If you’ve driven along Northwest Highway in Dallas, you’ve seen Lovers Lane United Methodist Church. It’s the large, white, rocket-ship-looking house of worship at Northwest and Inwood.
But back amongst all those trees, it’s not simply a church; it’s an entire complex of chapels, a school, a gym, a coffeehouse, various offices and ministries. It offers everything from traditional services to contemporary Christian music that can include country-western or Michael Jackson, even a jazz band.
There are also two choirs made entirely of African immigrants — one just of people from Zimbabwe.
'It's different but I like it'
Ngonidzaishe Mukarakate is the associate pastor of the Zimbabwe Fellowship. It’s a tiny congregation, and we have to walk a while across the Lovers Lane campus to get to the Zimbabweans' own chapel.
“The Zimbabwe Fellowship was established about 10 years ago,” Mukarakate explains. “A group of immigrants loved to worship in their own cultural setup. And this church has accommodated them.”
Their chapel’s about the size of a small nightclub. Mukarakate likes to joke that the Zimbabweans are upstairs here because when they worship, they make a lot of noise.
The choir members sing in Shona, one of the two main languages in Zimbabwe, located in southeast Africa. In their music, what you hear is what happened, starting in the 1980s, when Methodist hymns met American gospel and several infectious Afropop styles (like sungura) that took over the entire continent.
Hand-clapping, foot-stomping, falsetto trills and yips and a dance beat. A black American gospel choir can hit with the same exalting force, but these six Africans (plus keyboards and drums) fill this small chapel with a sound that makes you wonder how the doors stay on.
Growing up in Zimbabwe, choir members often sang only a capella, which may partly explain their vocal power.
Choir member Anita Kudzai Mupingo says she's always loved singing.
"Back home, we used to sing hymns and choral music, so it was different singing with drums and the keyboard and guitars," she says. "It’s different but I like it.”
Pastor Mukarakate says North Texas doesn’t have a centralized Zimbabwean community, so the Lovers Lane church has become a gathering point.

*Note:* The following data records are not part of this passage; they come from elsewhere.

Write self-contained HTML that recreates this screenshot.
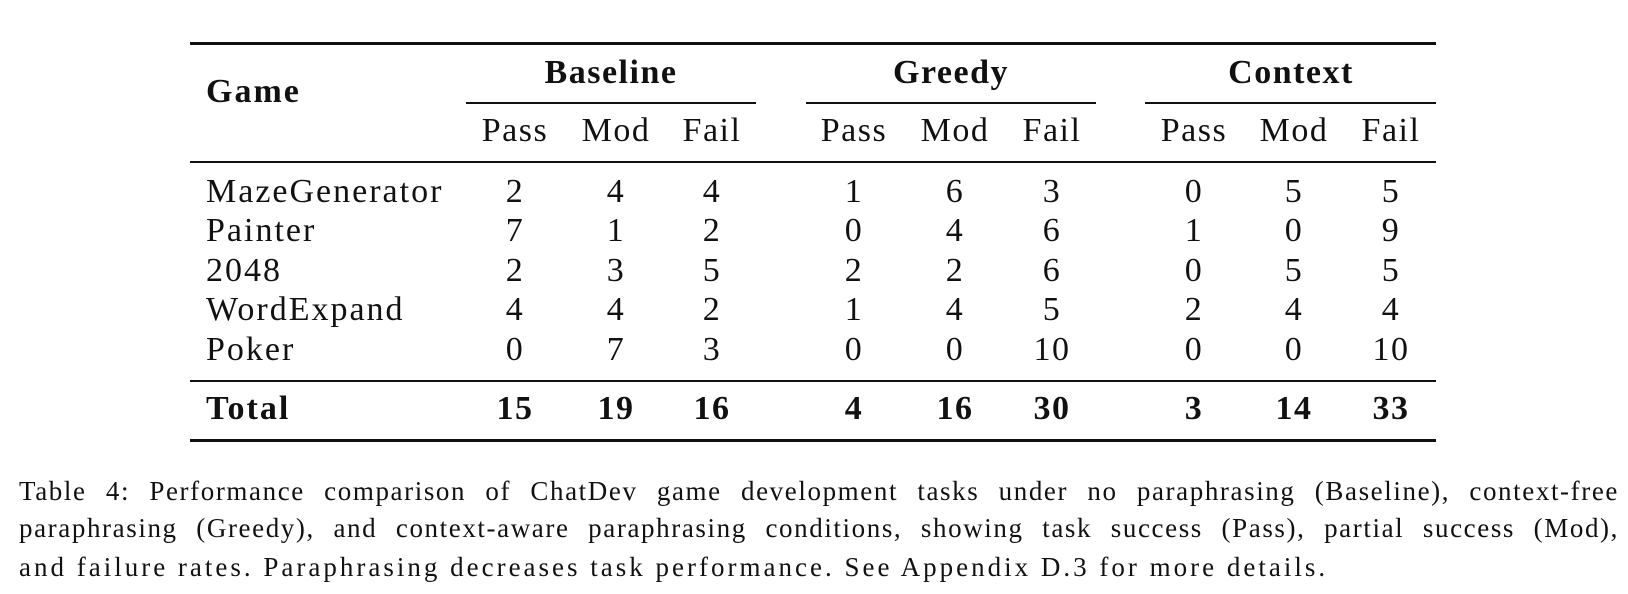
<!DOCTYPE html>
<html><head><meta charset="utf-8"><style>
body{margin:0;width:1628px;height:594px;background:#fff;position:relative;overflow:hidden;font-family:"Liberation Serif",serif;color:#111}
.r{position:absolute;background:#111}
.t{position:absolute;transform:translate(-50%,-50%);white-space:nowrap;font-size:34px;line-height:1;letter-spacing:1.5px}
.l{position:absolute;transform:translateY(-50%);white-space:nowrap;font-size:34px;line-height:1;letter-spacing:2px}
.b{font-weight:bold}
.cap{position:absolute;left:19px;width:1600px;font-size:27px;line-height:1;white-space:nowrap;letter-spacing:3px}
</style></head><body>
<div class="r" style="left:190px;top:42px;width:1246px;height:3px"></div>
<div class="r" style="left:466px;top:102px;width:290px;height:1.5px"></div>
<div class="r" style="left:806px;top:102px;width:290px;height:1.5px"></div>
<div class="r" style="left:1145px;top:102px;width:291px;height:1.5px"></div>
<div class="r" style="left:190px;top:161px;width:1246px;height:2px"></div>
<div class="r" style="left:190px;top:380px;width:1246px;height:2px"></div>
<div class="r" style="left:190px;top:439px;width:1246px;height:3px"></div>

<div class="l b" style="left:206px;top:92px">Game</div>
<div class="t b" style="left:611px;top:73px">Baseline</div>
<div class="t b" style="left:951px;top:73px">Greedy</div>
<div class="t b" style="left:1291px;top:73px">Context</div>

<div class="t" style="left:515px;top:131px">Pass</div><div class="t" style="left:616px;top:131px">Mod</div><div class="t" style="left:712px;top:131px">Fail</div>
<div class="t" style="left:854px;top:131px">Pass</div><div class="t" style="left:955px;top:131px">Mod</div><div class="t" style="left:1052px;top:131px">Fail</div>
<div class="t" style="left:1194px;top:131px">Pass</div><div class="t" style="left:1294px;top:131px">Mod</div><div class="t" style="left:1391px;top:131px">Fail</div>

<div class="l" style="left:206px;top:192px">MazeGenerator</div>
<div class="t" style="left:515px;top:192px">2</div><div class="t" style="left:616px;top:192px">4</div><div class="t" style="left:712px;top:192px">4</div>
<div class="t" style="left:854px;top:192px">1</div><div class="t" style="left:955px;top:192px">6</div><div class="t" style="left:1052px;top:192px">3</div>
<div class="t" style="left:1194px;top:192px">0</div><div class="t" style="left:1294px;top:192px">5</div><div class="t" style="left:1391px;top:192px">5</div>

<div class="l" style="left:206px;top:231px">Painter</div>
<div class="t" style="left:515px;top:231px">7</div><div class="t" style="left:616px;top:231px">1</div><div class="t" style="left:712px;top:231px">2</div>
<div class="t" style="left:854px;top:231px">0</div><div class="t" style="left:955px;top:231px">4</div><div class="t" style="left:1052px;top:231px">6</div>
<div class="t" style="left:1194px;top:231px">1</div><div class="t" style="left:1294px;top:231px">0</div><div class="t" style="left:1391px;top:231px">9</div>

<div class="l" style="left:206px;top:271px">2048</div>
<div class="t" style="left:515px;top:271px">2</div><div class="t" style="left:616px;top:271px">3</div><div class="t" style="left:712px;top:271px">5</div>
<div class="t" style="left:854px;top:271px">2</div><div class="t" style="left:955px;top:271px">2</div><div class="t" style="left:1052px;top:271px">6</div>
<div class="t" style="left:1194px;top:271px">0</div><div class="t" style="left:1294px;top:271px">5</div><div class="t" style="left:1391px;top:271px">5</div>

<div class="l" style="left:206px;top:310px">WordExpand</div>
<div class="t" style="left:515px;top:310px">4</div><div class="t" style="left:616px;top:310px">4</div><div class="t" style="left:712px;top:310px">2</div>
<div class="t" style="left:854px;top:310px">1</div><div class="t" style="left:955px;top:310px">4</div><div class="t" style="left:1052px;top:310px">5</div>
<div class="t" style="left:1194px;top:310px">2</div><div class="t" style="left:1294px;top:310px">4</div><div class="t" style="left:1391px;top:310px">4</div>

<div class="l" style="left:206px;top:350px">Poker</div>
<div class="t" style="left:515px;top:350px">0</div><div class="t" style="left:616px;top:350px">7</div><div class="t" style="left:712px;top:350px">3</div>
<div class="t" style="left:854px;top:350px">0</div><div class="t" style="left:955px;top:350px">0</div><div class="t" style="left:1052px;top:350px">10</div>
<div class="t" style="left:1194px;top:350px">0</div><div class="t" style="left:1294px;top:350px">0</div><div class="t" style="left:1391px;top:350px">10</div>

<div class="l b" style="left:206px;top:409px">Total</div>
<div class="t b" style="left:515px;top:409px">15</div><div class="t b" style="left:616px;top:409px">19</div><div class="t b" style="left:712px;top:409px">16</div>
<div class="t b" style="left:854px;top:409px">4</div><div class="t b" style="left:955px;top:409px">16</div><div class="t b" style="left:1052px;top:409px">30</div>
<div class="t b" style="left:1194px;top:409px">3</div><div class="t b" style="left:1294px;top:409px">14</div><div class="t b" style="left:1391px;top:409px">33</div>

<div class="cap" style="top:478px;text-align:justify;text-align-last:justify;letter-spacing:1.6px">Table 4: Performance comparison of ChatDev game development tasks under no paraphrasing (Baseline), context-free</div>
<div class="cap" style="top:515px;text-align:justify;text-align-last:justify;letter-spacing:1.6px">paraphrasing (Greedy), and context-aware paraphrasing conditions, showing task success (Pass), partial success (Mod),</div>
<div class="cap" style="top:554px">and failure rates. Paraphrasing decreases task performance. See Appendix D.3 for more details.</div>
</body></html>
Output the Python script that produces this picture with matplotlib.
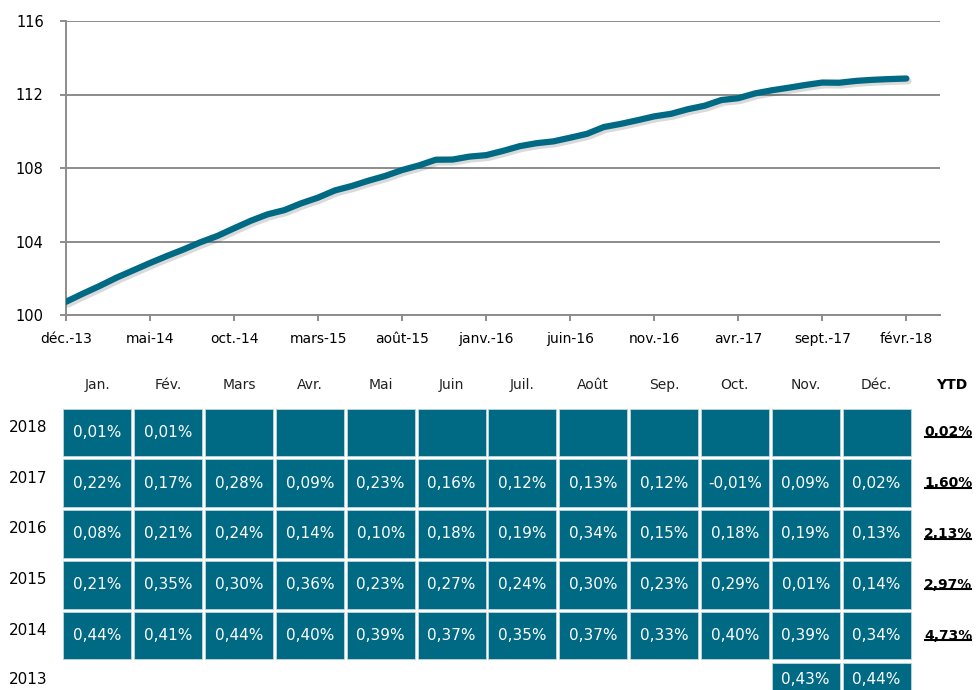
import matplotlib.pyplot as plt
import matplotlib.patheffects as pe
from matplotlib.patches import Rectangle
from matplotlib.lines import Line2D

plt.rcParams['font.family'] = ['DejaVu Sans', 'Noto Sans']

# indice mensuel de déc.-13 à févr.-18
index_values = [100.72,
                101.16, 101.58, 102.03, 102.43, 102.83, 103.21,
                103.57, 103.96, 104.30, 104.72, 105.13, 105.48,
                105.71, 106.08, 106.39, 106.78, 107.02, 107.31,
                107.57, 107.89, 108.14, 108.45, 108.46, 108.62,
                108.70, 108.93, 109.19, 109.35, 109.45, 109.65,
                109.86, 110.23, 110.40, 110.60, 110.81, 110.95,
                111.20, 111.39, 111.70, 111.80, 112.06, 112.23,
                112.37, 112.52, 112.65, 112.64, 112.74, 112.80,
                112.84, 112.87]
tick_labels = ['déc.-13', 'mai-14', 'oct.-14', 'mars-15', 'août-15', 'janv.-16',
               'juin-16', 'nov.-16', 'avr.-17', 'sept.-17', 'févr.-18']
y_ticks = [100, 104, 108, 112, 116]

month_names = ['Jan.', 'Fév.', 'Mars', 'Avr.', 'Mai', 'Juin',
               'Juil.', 'Août', 'Sep.', 'Oct.', 'Nov.', 'Déc.']
years = [2018, 2017, 2016, 2015, 2014, 2013]
perf_2018 = [0.01, 0.01, None, None, None, None, None, None, None, None, None, None]
perf_2017 = [0.22, 0.17, 0.28, 0.09, 0.23, 0.16, 0.12, 0.13, 0.12, -0.01, 0.09, 0.02]
perf_2016 = [0.08, 0.21, 0.24, 0.14, 0.10, 0.18, 0.19, 0.34, 0.15, 0.18, 0.19, 0.13]
perf_2015 = [0.21, 0.35, 0.30, 0.36, 0.23, 0.27, 0.24, 0.30, 0.23, 0.29, 0.01, 0.14]
perf_2014 = [0.44, 0.41, 0.44, 0.40, 0.39, 0.37, 0.35, 0.37, 0.33, 0.40, 0.39, 0.34]
perf_2013 = [None, None, None, None, None, None, None, None, None, None, 0.43, 0.44]
ytd = [0.02, 1.60, 2.13, 2.97, 4.73, None]

teal = '#006a84'
grid_grey = '#8c8c8c'


def fmt(v):
    return f"{v:.2f}".replace('.', ',') + '%'


fig = plt.figure(figsize=(9.77, 6.9), dpi=100)

# --- courbe ---
ax = fig.add_axes([66 / 977, 1 - 315 / 690, 874 / 977, 294 / 690])
x = list(range(len(index_values)))
ax.plot(x, index_values, color=teal, lw=4.5, solid_capstyle='round',
        path_effects=[pe.SimpleLineShadow(offset=(1.5, -2), alpha=0.18, shadow_color='#333333'),
                      pe.Normal()], zorder=3)
ax.set_xlim(0, 52)
ax.set_ylim(100, 116)
ax.set_yticks(y_ticks)
ax.set_xticks(range(0, len(index_values), 5))
ax.set_xticklabels(tick_labels)
ax.grid(axis='y', color=grid_grey, lw=1.4)
ax.set_axisbelow(True)
for s in ['top', 'right']:
    ax.spines[s].set_visible(False)
for s in ['left', 'bottom']:
    ax.spines[s].set_color(grid_grey)
    ax.spines[s].set_linewidth(1.4)
ax.tick_params(axis='y', length=4, width=1.4, color=grid_grey, labelsize=10.5, pad=12)
ax.tick_params(axis='x', length=4, width=1.4, color=grid_grey, labelsize=10, pad=8)

# --- tableau ---
tb = fig.add_axes([0, 0, 1, (690 - 335) / 690])
tb.set_xlim(-62 / 70.83, (977 - 62) / 70.83)
tb.set_ylim((690 - 407) / 50.8, (335 - 407) / 50.8)
tb.axis('off')

rows = [perf_2018, perf_2017, perf_2016, perf_2015, perf_2014, perf_2013]
for c, name in enumerate(month_names):
    tb.text(c + 0.5, -0.43, name, ha='center', va='center', fontsize=10, color='#222222')
tb.text(12.567, -0.43, 'YTD', ha='center', va='center', fontsize=10, fontweight='bold')

underlined = []
for r, (year, vals) in enumerate(zip(years, rows)):
    last = r == len(years) - 1
    yoff = 0.36 if last else 0.5
    tb.text(-0.2, r + (yoff if last else yoff - 0.1), str(year),
            ha='right', va='center', fontsize=11)
    for c, v in enumerate(vals):
        if v is None and r != 0:
            continue
        tb.add_patch(Rectangle((c + 0.02, r + 0.03), 0.96, 0.94, facecolor=teal,
                               edgecolor='#bcd6dd', lw=0.6, clip_on=False))
        if v is not None:
            tb.text(c + 0.5, r + yoff, fmt(v), ha='center', va='center',
                    fontsize=11, color='white')
    if ytd[r] is not None:
        t = tb.text(12.17, r + 0.5, fmt(ytd[r]), ha='left', va='center',
                    fontsize=10, fontweight='bold')
        underlined.append(t)

fig.canvas.draw()
renderer = fig.canvas.get_renderer()
inv = tb.transData.inverted()
for t in underlined:
    bb = t.get_window_extent(renderer)
    (x0, y0), (x1, _) = inv.transform([(bb.x0 + 1, bb.y0 + 2.5), (bb.x1 - 1, bb.y0 + 2.5)])
    tb.add_line(Line2D([x0, x1], [y0, y0], color='black', lw=1.5, clip_on=False))

fig.savefig('out.png', dpi=100)
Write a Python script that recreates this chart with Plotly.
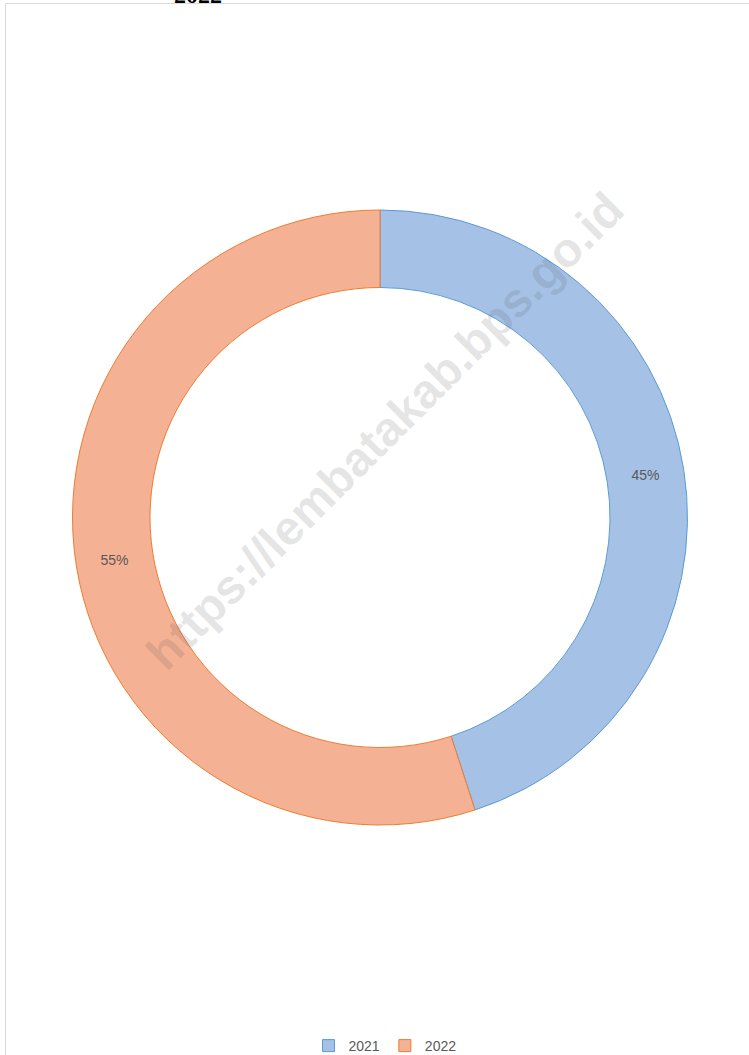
import plotly.graph_objects as go

years = ["2021", "2022"]
shares = [45, 55]
fill_colors = ["#a5c2e6", "#f5b194"]
line_colors = ["#5b9bd5", "#ed7d31"]
watermark = "https://lembatakab.bps.go.id"
title_text = "2022"

W, H = 749, 1055
cx, cy, r = 380, 517.5, 307.5

fig = go.Figure()
fig.add_trace(go.Pie(
    labels=years,
    values=shares,
    hole=0.748,
    sort=False,
    direction="clockwise",
    rotation=0,
    marker=dict(colors=fill_colors, line=dict(color=line_colors, width=1)),
    texttemplate="%{percent:.0%}",
    textposition="inside",
    insidetextorientation="horizontal",
    textfont=dict(family="Liberation Sans, Arial", size=14, color="#595959"),
    hoverinfo="label+percent",
    domain=dict(x=[(cx - r) / W, (cx + r) / W], y=[1 - (cy + r) / H, 1 - (cy - r) / H]),
))

fig.update_layout(
    width=W, height=H,
    margin=dict(l=0, r=0, t=0, b=0, autoexpand=False),
    paper_bgcolor="white",
    plot_bgcolor="white",
    showlegend=True,
    legend=dict(
        orientation="h", x=385 / W, xanchor="center",
        yref="container", y=1 - 1046 / H, yanchor="middle",
        font=dict(family="Liberation Sans, Arial", size=14, color="#595959"),
        itemwidth=30, traceorder="normal",
    ),
    shapes=[dict(type="rect", xref="paper", yref="paper",
                 x0=5.5 / W, x1=1.02, y0=-0.02, y1=1 - 3.5 / H,
                 line=dict(color="#d9d9d9", width=1), layer="below")],
    annotations=[
        dict(text="<b>" + watermark + "</b>", x=385 / W, y=1 - 430 / H, xref="paper", yref="paper",
             showarrow=False, textangle=-45, xanchor="center", yanchor="middle",
             font=dict(family="Liberation Sans, Arial", size=48, color="rgba(90,90,90,0.17)")),
        dict(text="<b>" + title_text + "</b>", x=198 / W, y=1 - 10 / H, xref="paper", yref="paper",
             showarrow=False, xanchor="center", yanchor="bottom",
             font=dict(family="Liberation Serif, Times New Roman", size=24, color="black")),
    ],
)

fig.write_html("out.html", config={"displayModeBar": False},
               post_script="document.body.style.margin='0';")
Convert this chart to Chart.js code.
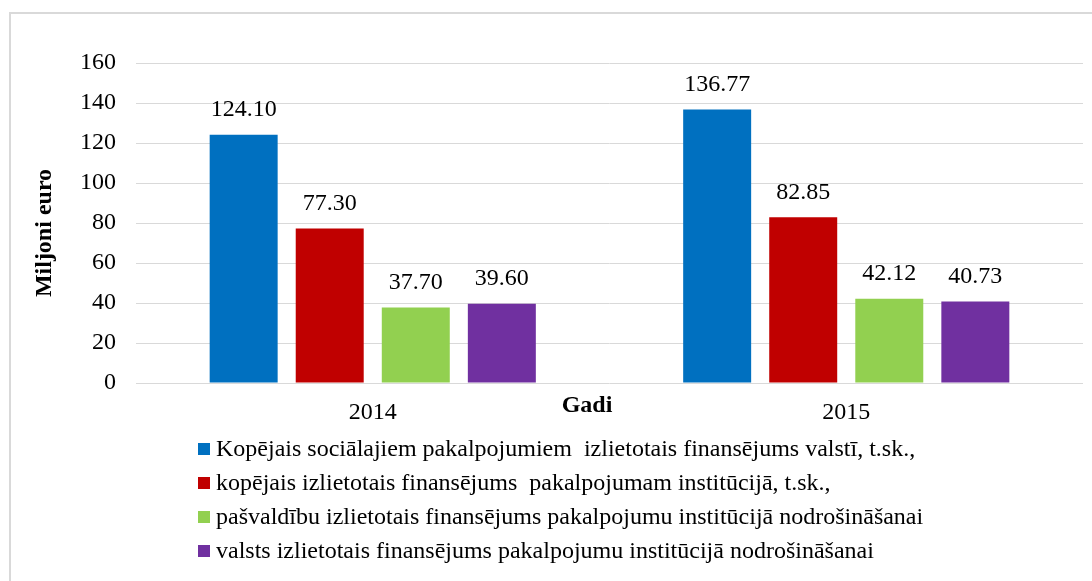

“Our church is not much of a neighborhood church,” he says. “It’s more of an attraction church, so they come from around the Dallas metroplex.”
Several choir members drive in all the way from north of McKinney. Choir director Elisha Shamuyarira comes in from Grand Prairie.
'It opens up my mind'
At Lovers Lane, this particular Sunday is special with the church’s main Sanctuary Choir singing from George Frideric Handel’s “Messiah.” The church is holding a confirmation service, but it’s also commemorating the 20th anniversary of Stan Copeland taking over Lovers Lane as pastor. The large hall is filled with several hundred people, all from the church’s various congregations.
That’s why, during the service, another choir steps up. This is the Heart of Africa Worship team. They’re immigrants from different countries across North and Central Africa. And when they get going, something rare happens. White and black congregants, young and old, stand and clap and dance to African music.
When the music and applause die down, Copeland says, “It’s taken us 20 years to get this congregation standing and clapping like that.”
Acknowledging the diverse gathering, Copeland says this is the church’s mission statement in action.
“What I have learned is that when you say that you’re going to love all people into a relationship with Jesus Christ, then you’d better be ready for all the people that Christ is going to send you. Amen?”
“Amen,” the crowd affirms. Otherwise, Copeland says, you’d better come up with a different definition for “all,” or for “Christian.”
“Back home, most of us are Christian and most of us are black," Anita Mupingo from the Zimbabwe choir says. "We don’t really have that much diversity. Whereas here, there’s people from Nigeria, Liberia, people from East Texas, Atlanta, Alabama and then people from Zimbabwe. So that’s one of the unique things about this church: It opens up my mind.”
Mupingo is in North Texas working to get a master’s degree in social work. Elisha Shamuyarira, the choir director, came here as a professional musician in 2009 with his wife and son. Back then, Robert Mugabe was still dictator in Zimbabwe.
“We were not agreeing with what was going on,” Shamuyarira says. “So we saw that it was getting dangerous for us, so we just decided to stay here.”
Mugage was finally ousted – but only last year, after three decades in power.
So here, to North Texas, the Zimbabweans brought their faith and their music. And found something more.
“My mom, my dad and my brother – they’re back home,” Mopingo says. “But my church has become my family, too.”
The Book of Isaiah commands the faithful to raise their voices in praise of God. They sing of joy, of fellowship and of family.
And sometimes, their singing can also sound like home.